Китай представляет одну потенциальную противоположность Западу. Это бывший противник в холодной войне, мощный геополитический конкурент и уверенная в себе цивилизационная альтернатива. Но Китай слишком далек – географически и культурно, – чтобы выступать в роли понятного антагониста. Кроме того, сильная зависимость западного экономического порядка, и в первую очередь американского доллара, от Китая делают полную демонизацию неприемлемой.
После 9/11 ислам, казалось, восстановил свою роль традиционного чужака у границ европейской христианской цивилизации. Война против терроризма, объявленная Джорджем Бушем опиралась на идею единства перед лицом угрозы со стороны «радикального ислама». Но терроризм оказался слишком аморфным противником без штаба и четких контуров. Бесконечные периферийные конфликты, не связанные с противодействием конкретной масштабной угрозе на границе западного мира, неубедительно выглядели в качестве обоснования необходимости в сплоченности.
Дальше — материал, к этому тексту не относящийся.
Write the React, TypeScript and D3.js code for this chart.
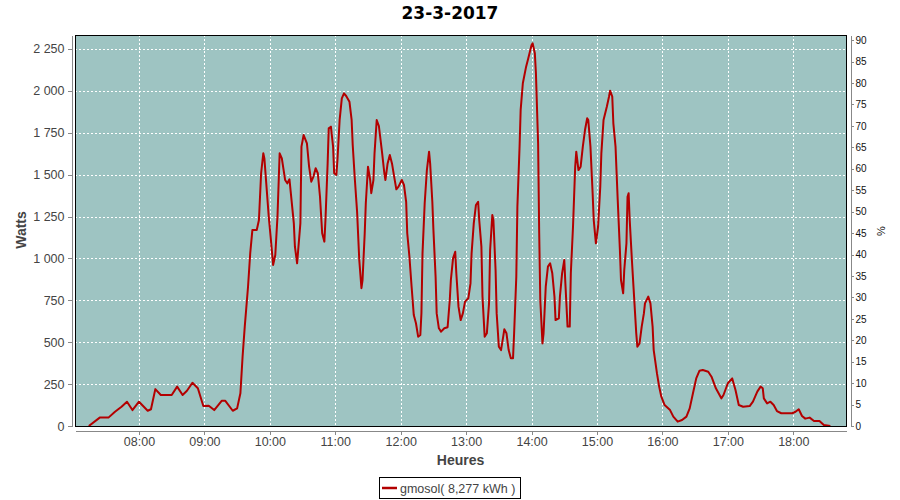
import React, { useRef, useEffect } from "react";
import * as d3 from "d3";

const chartTitle = "23-3-2017";
const legendLabel = "gmosol( 8,277 kWh )";

// one sample every few minutes
const times = [
  "07:14", "07:24", "07:32", "07:38", "07:44", "07:49", "07:54", "08:00", "08:08", "08:11",
  "08:15", "08:20", "08:30", "08:35", "08:40", "08:44", "08:49", "08:54", "08:59", "09:04",
  "09:09", "09:16", "09:19", "09:26", "09:30", "09:33", "09:35", "09:37", "09:40", "09:42",
  "09:44", "09:48", "09:50", "09:52", "09:54", "09:55", "09:59", "10:01", "10:03", "10:05",
  "10:07", "10:09", "10:11", "10:14", "10:16", "10:18", "10:22", "10:23", "10:25", "10:28",
  "10:29", "10:31", "10:34", "10:36", "10:38", "10:40", "10:42", "10:44", "10:46", "10:48",
  "10:50", "10:51", "10:53", "10:54", "10:56", "10:58", "10:59", "11:01", "11:02", "11:04",
  "11:06", "11:08", "11:10", "11:13", "11:15", "11:16", "11:18", "11:20", "11:22", "11:24",
  "11:25", "11:27", "11:28", "11:30", "11:32", "11:33", "11:35", "11:36", "11:38", "11:40",
  "11:43", "11:45", "11:46", "11:48", "11:50", "11:52", "11:54", "11:56", "11:58", "12:01",
  "12:03", "12:05", "12:06", "12:08", "12:10", "12:12", "12:14", "12:16", "12:18", "12:19",
  "12:20", "12:22", "12:24", "12:26", "12:27", "12:29", "12:30", "12:32", "12:33", "12:35",
  "12:37", "12:40", "12:43", "12:45", "12:46", "12:48", "12:50", "12:51", "12:53", "12:55",
  "12:57", "12:59", "13:02", "13:04", "13:05", "13:07", "13:09", "13:11", "13:12", "13:14",
  "13:15", "13:17", "13:19", "13:21", "13:22", "13:24", "13:25", "13:27", "13:28", "13:30",
  "13:32", "13:34", "13:35", "13:37", "13:39", "13:41", "13:43", "13:44", "13:46", "13:47",
  "13:49", "13:50", "13:52", "13:55", "13:57", "14:00", "14:01", "14:03", "14:04", "14:06",
  "14:07", "14:08", "14:10", "14:11", "14:13", "14:15", "14:17", "14:19", "14:21", "14:22",
  "14:25", "14:26", "14:28", "14:30", "14:31", "14:33", "14:35", "14:36", "14:38", "14:40",
  "14:41", "14:43", "14:45", "14:47", "14:49", "14:51", "14:52", "14:54", "14:56", "14:57",
  "14:59", "15:01", "15:03", "15:04", "15:06", "15:09", "15:11", "15:12", "15:14", "15:15",
  "15:17", "15:18", "15:19", "15:21", "15:22", "15:24", "15:25", "15:27", "15:28", "15:29",
  "15:30", "15:32", "15:34", "15:36", "15:37", "15:39", "15:41", "15:43", "15:44", "15:47",
  "15:49", "15:51", "15:52", "15:55", "15:57", "15:59", "16:02", "16:07", "16:10", "16:14",
  "16:18", "16:22", "16:25", "16:28", "16:31", "16:34", "16:37", "16:42", "16:45", "16:49",
  "16:54", "16:56", "17:00", "17:04", "17:07", "17:10", "17:14", "17:20", "17:23", "17:27",
  "17:30", "17:32", "17:33", "17:36", "17:39", "17:42", "17:45", "17:49", "17:59", "18:02",
  "18:05", "18:08", "18:11", "18:15", "18:19", "18:24", "18:28", "18:34",
];

const watts = [
  0, 50, 50, 85, 115, 145, 95, 145, 91, 100,
  220, 185, 185, 235, 185, 210, 258, 225, 119, 121,
  95, 151, 151, 91, 105, 195, 413, 593, 831, 1030,
  1170, 1170, 1229, 1508, 1627, 1597, 1249, 1110, 961, 1020,
  1249, 1627, 1597, 1468, 1448, 1472, 1209, 1070, 971, 1209,
  1667, 1736, 1687, 1547, 1458, 1488, 1538, 1508, 1368, 1150,
  1100, 1229, 1567, 1776, 1786, 1667, 1508, 1498, 1587, 1826,
  1955, 1985, 1969, 1935, 1826, 1677, 1468, 1279, 991, 822,
  871, 1150, 1329, 1547, 1468, 1389, 1468, 1627, 1826, 1790,
  1627, 1508, 1468, 1567, 1617, 1567, 1488, 1412, 1428, 1468,
  1438, 1338, 1150, 1010, 831, 662, 613, 533, 543, 672,
  1030, 1329, 1527, 1637, 1567, 1338, 1170, 891, 672, 583,
  563, 583, 589, 752, 871, 1000, 1040, 911, 712, 632,
  672, 742, 762, 851, 1030, 1209, 1319, 1338, 1229, 1070,
  772, 533, 553, 732, 1050, 1259, 1229, 931, 672, 473,
  453, 533, 577, 553, 453, 404, 404, 553, 891, 1309,
  1667, 1886, 2045, 2144, 2194, 2273, 2283, 2224, 2105, 1687,
  1150, 752, 493, 553, 831, 951, 971, 911, 772, 632,
  642, 772, 911, 991, 851, 593, 593, 911, 1189, 1547,
  1637, 1527, 1547, 1667, 1766, 1836, 1826, 1667, 1389, 1229,
  1090, 1189, 1428, 1627, 1826, 1905, 1965, 2001, 1965, 1806,
  1667, 1508, 1349, 1050, 871, 792, 931, 1090, 1368, 1389,
  1229, 991, 772, 553, 473, 493, 593, 672, 732, 772,
  732, 593, 453, 314, 235, 175, 125, 95, 56, 26,
  36, 56, 105, 195, 284, 330, 334, 324, 294, 225,
  165, 185, 255, 284, 215, 125, 115, 119, 145, 205,
  235, 225, 165, 135, 145, 125, 89, 76, 76, 85,
  100, 60, 44, 50, 30, 30, 6, 0,
];

const hourTicks = [
  "08:00", "09:00", "10:00", "11:00", "12:00", "13:00",
  "14:00", "15:00", "16:00", "17:00", "18:00",
];
const wattTicks = [0, 250, 500, 750, 1000, 1250, 1500, 1750, 2000, 2250];
const pctTicks = [0, 5, 10, 15, 20, 25, 30, 35, 40, 45, 50, 55, 60, 65, 70, 75, 80, 85, 90];
const timeRange = ["07:01:20", "18:48:20"];
const wattMax = 2333;
const pctMax = 91.2;

const App: React.FC = () => {
  const svgRef = useRef<SVGSVGElement | null>(null);

  useEffect(() => {
    const svg = d3.select(svgRef.current);
    svg.selectAll("*").remove();

    const left = 75;
    const right = 846;
    const top = 35;
    const bottom = 426;
    const font = "'Liberation Sans', Arial, sans-serif";
    const lineColor = "#b30000";

    const day = "2017-03-23 ";
    const parse = d3.timeParse("%Y-%m-%d %H:%M");
    const parseSec = d3.timeParse("%Y-%m-%d %H:%M:%S");
    const data = times.map((t, i) => ({ t: parse(day + t) as Date, w: watts[i] }));

    const x = d3
      .scaleTime()
      .domain([parseSec(day + timeRange[0]) as Date, parseSec(day + timeRange[1]) as Date])
      .range([left, right]);
    const y = d3.scaleLinear().domain([0, wattMax]).range([bottom, top]);
    const yPct = d3.scaleLinear().domain([0, pctMax]).range([bottom, top]);

    const locale = d3.formatLocale({
      decimal: ",",
      thousands: " ",
      grouping: [3],
      currency: ["", ""],
    });
    const fmtW = locale.format(",d");

    svg.append("rect").attr("width", 900).attr("height", 500).attr("fill", "#ffffff");

    // title
    svg
      .append("text")
      .attr("x", 450)
      .attr("y", 19)
      .attr("text-anchor", "middle")
      .attr("font-family", "'DejaVu Sans', sans-serif")
      .attr("font-weight", "bold")
      .attr("font-size", 17)
      .attr("fill", "#000")
      .text(chartTitle);

    // plot background
    svg
      .append("rect")
      .attr("x", left)
      .attr("y", top)
      .attr("width", right - left)
      .attr("height", bottom - top)
      .attr("fill", "#9ec4c2");

    // grid
    const grid = svg.append("g").attr("stroke", "#ffffff").attr("stroke-width", 1)
      .attr("stroke-dasharray", "2,2").attr("shape-rendering", "crispEdges");
    hourTicks.forEach((h) => {
      const px = Math.round(x(parse(day + h) as Date)) + 0.5;
      grid.append("line").attr("x1", px).attr("x2", px).attr("y1", top).attr("y2", bottom);
    });
    wattTicks.forEach((v) => {
      const py = Math.round(y(v)) + 0.5;
      grid.append("line").attr("x1", left).attr("x2", right).attr("y1", py).attr("y2", py);
    });

    // series
    svg
      .append("clipPath")
      .attr("id", "plot-clip")
      .append("rect")
      .attr("x", left)
      .attr("y", top)
      .attr("width", right - left)
      .attr("height", bottom - top);

    const line = d3
      .line<{ t: Date; w: number }>()
      .x((d) => x(d.t))
      .y((d) => y(d.w));

    svg
      .append("path")
      .datum(data)
      .attr("clip-path", "url(#plot-clip)")
      .attr("fill", "none")
      .attr("stroke", lineColor)
      .attr("stroke-width", 2)
      .attr("stroke-linejoin", "round")
      .attr("d", line);

    // plot border
    svg
      .append("rect")
      .attr("x", left + 0.5)
      .attr("y", top + 0.5)
      .attr("width", right - left)
      .attr("height", bottom - top)
      .attr("fill", "none")
      .attr("stroke", "#000")
      .attr("stroke-width", 1);

    const styleAxis = (g: any, size: number, color: string) => {
      g.select(".domain").attr("stroke", "#888").attr("shape-rendering", "crispEdges");
      g.selectAll(".tick line").attr("stroke", "#888").attr("shape-rendering", "crispEdges");
      g.selectAll(".tick text")
        .attr("font-family", font)
        .attr("font-size", size)
        .attr("fill", color);
    };

    // left axis
    const gLeft = svg
      .append("g")
      .attr("transform", `translate(${left - 3.5},0)`)
      .call(
        d3.axisLeft(y).tickValues(wattTicks).tickFormat((d) => fmtW(d as number))
          .tickSizeInner(4).tickSizeOuter(0).tickPadding(3)
      );
    styleAxis(gLeft, 12.5, "#444");

    // right axis
    const gRight = svg
      .append("g")
      .attr("transform", `translate(${right + 4.5},0)`)
      .call(d3.axisRight(yPct).tickValues(pctTicks).tickSizeInner(3).tickSizeOuter(0).tickPadding(2));
    styleAxis(gRight, 10, "#111");

    // bottom axis
    const gBottom = svg
      .append("g")
      .attr("transform", `translate(0,${bottom + 4.5})`)
      .call(
        d3.axisBottom(x)
          .tickValues(hourTicks.map((h) => parse(day + h) as Date))
          .tickFormat(d3.timeFormat("%H:%M") as any)
          .tickSizeInner(4).tickSizeOuter(0).tickPadding(3)
      );
    styleAxis(gBottom, 12.5, "#444");

    // axis titles
    svg
      .append("text")
      .attr("transform", "translate(25.5,230) rotate(-90)")
      .attr("text-anchor", "middle")
      .attr("font-family", font)
      .attr("font-weight", "bold")
      .attr("font-size", 14)
      .attr("fill", "#444")
      .text("Watts");

    svg
      .append("text")
      .attr("x", (left + right) / 2)
      .attr("y", 465)
      .attr("text-anchor", "middle")
      .attr("font-family", font)
      .attr("font-weight", "bold")
      .attr("font-size", 14)
      .attr("fill", "#444")
      .text("Heures");

    svg
      .append("text")
      .attr("transform", "translate(885,231) rotate(-90)")
      .attr("text-anchor", "middle")
      .attr("font-family", font)
      .attr("font-size", 11)
      .attr("fill", "#111")
      .text("%");

    // legend
    const lg = svg.append("g");
    lg.append("rect")
      .attr("x", 379.5)
      .attr("y", 477.5)
      .attr("width", 141)
      .attr("height", 21)
      .attr("fill", "#fff")
      .attr("stroke", "#000");
    lg.append("line")
      .attr("x1", 382)
      .attr("x2", 397)
      .attr("y1", 488)
      .attr("y2", 488)
      .attr("stroke", lineColor)
      .attr("stroke-width", 2.5);
    lg.append("text")
      .attr("x", 400)
      .attr("y", 493)
      .attr("font-family", font)
      .attr("font-size", 12.5)
      .attr("fill", "#444")
      .text(legendLabel);
  }, []);

  return (
    <svg
      ref={svgRef}
      width={900}
      height={500}
      style={{ position: "absolute", left: 0, top: 0 }}
    />
  );
};

export default App;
Вместо этого ислам превратился во внутреннюю проблему и главную тему дискуссий об иммиграции и ассимиляции, идентичности и культуре, границах и безопасности. Вместо того чтобы укрепить единство Запада, восприятие ислама как чуждой силы привело к росту популярности правых движений, которые хотят разрушить евроатлантическую систему во имя старой национальной идентичности.
Лучшим оправданием существования западного альянса оказался старый противник времен холодной войны. Россия не угрожает внутреннему единству Запада (в отличие от ислама), оставаясь исторически знакомым противником у самых границ (в отличие от Китая). Она достаточно сильна в военном отношении, чтобы казаться легитимной и возможно экзистенциальной угрозой (в отличие от ислама), но слишком слаба экономически, чтобы сделать враждебную риторику реально опасной (в отличие от Китая). Наконец, Россия действительно заинтересована в разрушении альянса, который был создан для противодействия ей.
Но и Россия – не идеальный враг. В сегодняшнем западном сознании она не представляет собой ничего кроме агрессии, саботажа и патологической личности Путина. Все ее цели описываются негативно. Она стремится сеять раскол и разрушить демократию, не имея идеологического фундамента, хотя бы отчасти сопоставимого с коммунизмом. Когда в 1950 г. Эйзенхауэр призвал американцев «бороться против большой лжи с помощью большой правды», коммунистическая идеология располагала связными аргументами, убедительными с точки зрения части западной интеллектуальной элиты. В сегодняшних фальшивых новостях, распространяемых ботами, нет идеологического содержания. Противника без собственного позитивного контента плохо подходит на роль четко определенного антипода.
Природу западного альянса, включающего в себя членов НАТО и ЕС и объединенного вокруг США, Великобритании, Франции и Германии, описать так же непросто. Концепция «свободного мира», в рамках которой он создавался в 1950-е гг., была нехитрой и полной противоречий, которые в конечном счете привели к ее исчезновению. Но она содержала четкую формулу для определения врагов и чужаков. Западное ядро старого свободного мира сохранилось, однако его институциональные основы и концептуальная легитимность оказались под ударом. Кого конкретно оно представляет? Как его называть? Трудно одержать победу в борьбе за непонятную конструкцию против бессодержательного противника.